⟨
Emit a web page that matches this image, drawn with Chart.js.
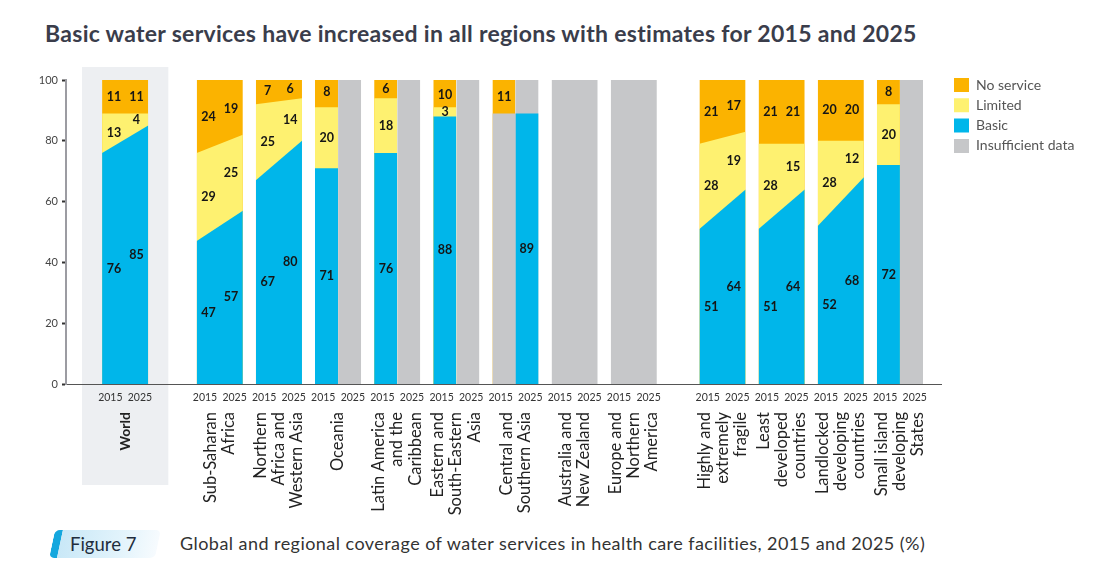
<!DOCTYPE html>
<html>
<head>
<meta charset="utf-8">
<script src="https://cdn.jsdelivr.net/npm/chart.js@4.4.1/dist/chart.umd.min.js"></script>
<style>
  body { margin: 0; background: #fff; font-family: Lato, 'Open Sans', sans-serif; }
  #page { position: relative; width: 1100px; height: 576px; overflow: hidden; }
  h1 { position: absolute; left: 45px; top: 20px; margin: 0; font-size: 23px; letter-spacing: 0.3px; font-weight: 700; color: #3a3d4b; white-space: nowrap; line-height: 1.2; }
  #chartBox { position: absolute; left: 0; top: 50px; width: 1100px; height: 470px; }
  .fig { position: absolute; left: 52px; top: 530px; width: 98px; height: 28px; transform: skewX(-12deg);
         background: linear-gradient(90deg, #c9e8f7, #e6f5fc 70%, #f7fbfe); border-left: 8px solid #14a7de; border-radius: 5px; }
  .fig span { display: block; transform: skewX(12deg); font-size: 18.5px; color: #1f2d3d; padding-left: 10px; line-height: 28px; }
  .caption { position: absolute; left: 180px; top: 532px; font-size: 18px; letter-spacing: 0.45px; color: #333; white-space: nowrap; }
</style>
</head>
<body>
<div id="page">
  <h1>Basic water services have increased in all regions with estimates for 2015 and 2025</h1>
  <div id="chartBox"><canvas id="waterChart"></canvas></div>
  <div class="fig"><span>Figure 7</span></div>
  <div class="caption">Global and regional coverage of water services in health care facilities, 2015 and 2025 (%)</div>
</div>
<script>
// Categories (multi-line labels) and the two survey years
const categories = [
    'World',
    ['Sub-Saharan', 'Africa'],
    ['Northern', 'Africa and', 'Western Asia'],
    'Oceania',
    ['Latin America', 'and the', 'Caribbean'],
    ['Eastern and', 'South-Eastern', 'Asia'],
    ['Central and', 'Southern Asia'],
    ['Australia and', 'New Zealand'],
    ['Europe and', 'Northern', 'America'],
    ['Highly and', 'extremely', 'fragile'],
    ['Least', 'developed', 'countries'],
    ['Landlocked', 'developing', 'countries'],
    ['Small island', 'developing', 'States']
];
const years = ['2015', '2025'];
const yTicks = [0, 20, 40, 60, 80, 100];

// Coverage values (%), null = insufficient data
const basic2015   = [76, 47, 67, 71, 76, 88, null, null, null, 51, 51, 52, 72];
const basic2025   = [85, 57, 80, null, null, null, 89, null, null, 64, 64, 68, null];
const limited2015 = [13, 29, 25, 20, 18, 3, null, null, null, 28, 28, 28, 20];
const limited2025 = [4, 25, 14, null, null, null, null, null, null, 19, 15, 12, null];
const none2015    = [11, 24, 7, 8, 6, 10, 11, null, null, 21, 21, 20, 8];
const none2025    = [11, 19, 6, null, null, null, null, null, null, 17, 21, 20, null];

const colors = { none: '#fbb300', limited: '#fef170', basic: '#00b6ea', gray: '#c6c7c9' };

// group centre on the linear x axis (extra gap after World and before the country groupings)
function groupX(i) {
    return i + (i >= 1 ? 0.6 : 0) + (i >= 9 ? 0.5 : 0);
}
const HALF = 0.39;
const LABEL_LINE = 0.31;   // one line of a rotated category label, in x units

// top of each layer
const sum = (a, b) => a.map((v, i) => (v == null || b[i] == null) ? null : v + b[i]);
const toFull = a => a.map(v => (v == null ? null : 100));
const grayTop = (b, l, n) => b.map((v, i) =>
    (v != null && l[i] != null && n[i] != null) ? null : 100 - (n[i] || 0));

// polygon outline per group: sloped when both years are known, flat half-columns otherwise
function band(v15, v25, sloped) {
    const pts = [];
    categories.forEach((_, i) => {
        const c = groupX(i), a = v15[i], b = v25[i];
        if (a != null && b != null && sloped) {
            pts.push({ x: c - HALF, y: a }, { x: c + HALF, y: b });
        } else {
            if (a != null) pts.push({ x: c - HALF, y: a }, { x: c, y: a });
            if (b != null) pts.push({ x: c, y: b }, { x: c + HALF, y: b });
        }
        pts.push({ x: c + HALF, y: null });
    });
    return pts;
}

function layer(label, color, points, order) {
    return {
        label: label,
        data: points,
        backgroundColor: color,
        borderColor: 'rgba(0,0,0,0)',
        borderWidth: 0,
        pointRadius: 0,
        tension: 0,
        fill: 'origin',
        spanGaps: false,
        order: order
    };
}

// light panel behind the World column
const worldPanel = {
    id: 'worldPanel',
    beforeDraw(chart) {
        const { ctx, chartArea, scales: { x } } = chart;
        const left = x.getPixelForValue(groupX(0) - 0.73);
        const right = x.getPixelForValue(groupX(0) + 0.73);
        ctx.save();
        ctx.fillStyle = '#edeff2';
        ctx.fillRect(left, chartArea.top - 13, right - left, 435 - chartArea.top + 13);
        ctx.restore();
    }
};

// numbers printed inside each segment
const valueLabels = {
    id: 'valueLabels',
    afterDatasetsDraw(chart) {
        const { ctx, scales: { x, y } } = chart;
        ctx.save();
        ctx.font = 'bold 12.5px Lato, sans-serif';
        ctx.fillStyle = '#151515';
        ctx.textAlign = 'center';
        ctx.textBaseline = 'middle';
        const sets = [[basic2015, limited2015, none2015, -1], [basic2025, limited2025, none2025, 1]];
        categories.forEach((_, i) => {
            sets.forEach(([b, l, n, side]) => {
                const px = x.getPixelForValue(groupX(i) + side * 0.19);
                const put = (lo, hi, v) => ctx.fillText(v, px, y.getPixelForValue((lo + hi) / 2));
                if (b[i] != null) put(0, b[i], b[i]);
                if (b[i] != null && l[i] != null) put(b[i], b[i] + l[i], l[i]);
                if (n[i] != null) put(100 - n[i], 100, n[i]);
            });
        });
        ctx.restore();
    }
};

// place the legend block where the report has it
const legendPlace = {
    id: 'legendPlace',
    afterLayout(chart) {
        const lg = chart.legend;
        const pad = lg.options.labels.padding;
        lg.left = 954 - pad;
        lg.right = 1100;
        lg.top = 28 - pad;
        lg.bottom = lg.top + 110;
    }
};

const ctx = document.getElementById('waterChart').getContext('2d');

const yearTicks = [];
categories.forEach((_, i) => { yearTicks.push(groupX(i) - 0.25, groupX(i) + 0.25); });

// rotated multi-line labels start at the tick, so shift them to sit centred on the group
const catTicks = categories.map((label, i) => {
    const lines = Array.isArray(label) ? label.length : 1;
    return groupX(i) - (lines - 1) * LABEL_LINE / 2;
});

const config = {
    type: 'line',
    data: {
        datasets: [
            layer('No service', colors.none, band(toFull(none2015), toFull(none2025), true), 4),
            layer('Limited', colors.limited, band(sum(basic2015, limited2015), sum(basic2025, limited2025), true), 2),
            layer('Basic', colors.basic, band(basic2015, basic2025, true), 1),
            layer('Insufficient data', colors.gray,
                band(grayTop(basic2015, limited2015, none2015), grayTop(basic2025, limited2025, none2025), false), 3)
        ]
    },
    options: {
        responsive: true,
        maintainAspectRatio: false,
        animation: false,
        events: [],
        layout: { padding: { top: 30, right: 22, left: 0, bottom: 0 } },
        scales: {
            x: {
                type: 'linear',
                min: -1,
                max: 13.8,
                position: 'bottom',
                border: { display: true, color: '#555', width: 1 },
                grid: { display: false, drawTicks: false },
                afterBuildTicks: s => { s.ticks = yearTicks.map(v => ({ value: v })); },
                afterFit: s => { s.height = 22; },
                ticks: {
                    autoSkip: false,
                    maxRotation: 0,
                    padding: 7,
                    color: '#333',
                    font: { size: 10.5, family: 'Lato' },
                    callback: (v, i) => years[i % 2]
                }
            },
            xCat: {
                type: 'linear',
                min: -1,
                max: 13.8,
                position: 'bottom',
                border: { display: false },
                grid: { display: false, drawTicks: false },
                afterBuildTicks: s => { s.ticks = catTicks.map(v => ({ value: v })); },
                afterFit: s => { s.height = 114; },
                ticks: {
                    autoSkip: false,
                    minRotation: 90,
                    maxRotation: 90,
                    padding: 6,
                    color: '#222',
                    font: c => (c.index === 0
                        ? { size: 14, family: 'Lato', lineHeight: 1.1, weight: 'bold' }
                        : { size: 16.5, family: 'Lato', lineHeight: 1.1, weight: 'normal' }),
                    callback: (v, i) => categories[i]
                }
            },
            y: {
                min: 0,
                max: 100,
                border: { display: true, color: '#9c9ca2', width: 2 },
                grid: { drawOnChartArea: false, drawTicks: true, tickLength: 4, tickColor: '#333', tickWidth: 2 },
                afterBuildTicks: s => { s.ticks = yTicks.map(v => ({ value: v })); },
                afterFit: s => { s.width = 66; },
                ticks: { padding: 4, color: '#444', font: { size: 11, family: 'Lato' } }
            }
        },
        plugins: {
            legend: {
                position: 'right',
                align: 'start',
                labels: {
                    boxWidth: 15,
                    boxHeight: 14,
                    padding: 6.3,
                    color: '#555',
                    font: { size: 14, family: 'Lato' },
                    sort: (a, b) => a.datasetIndex - b.datasetIndex
                }
            },
            tooltip: { enabled: false }
        }
    },
    plugins: [worldPanel, valueLabels, legendPlace]
};

let waterChart = new Chart(ctx, config);
</script>
</body>
</html>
⟩
» GIVEN INSTRUCTION:
Pick out each line containing the string "page" and copy it.

» COMPLETED EXERCISE:
Emit a web page that matches this image, drawn with Chart.js.
  #page { position: relative; width: 1100px; height: 576px; overflow: hidden; }
<div id="page">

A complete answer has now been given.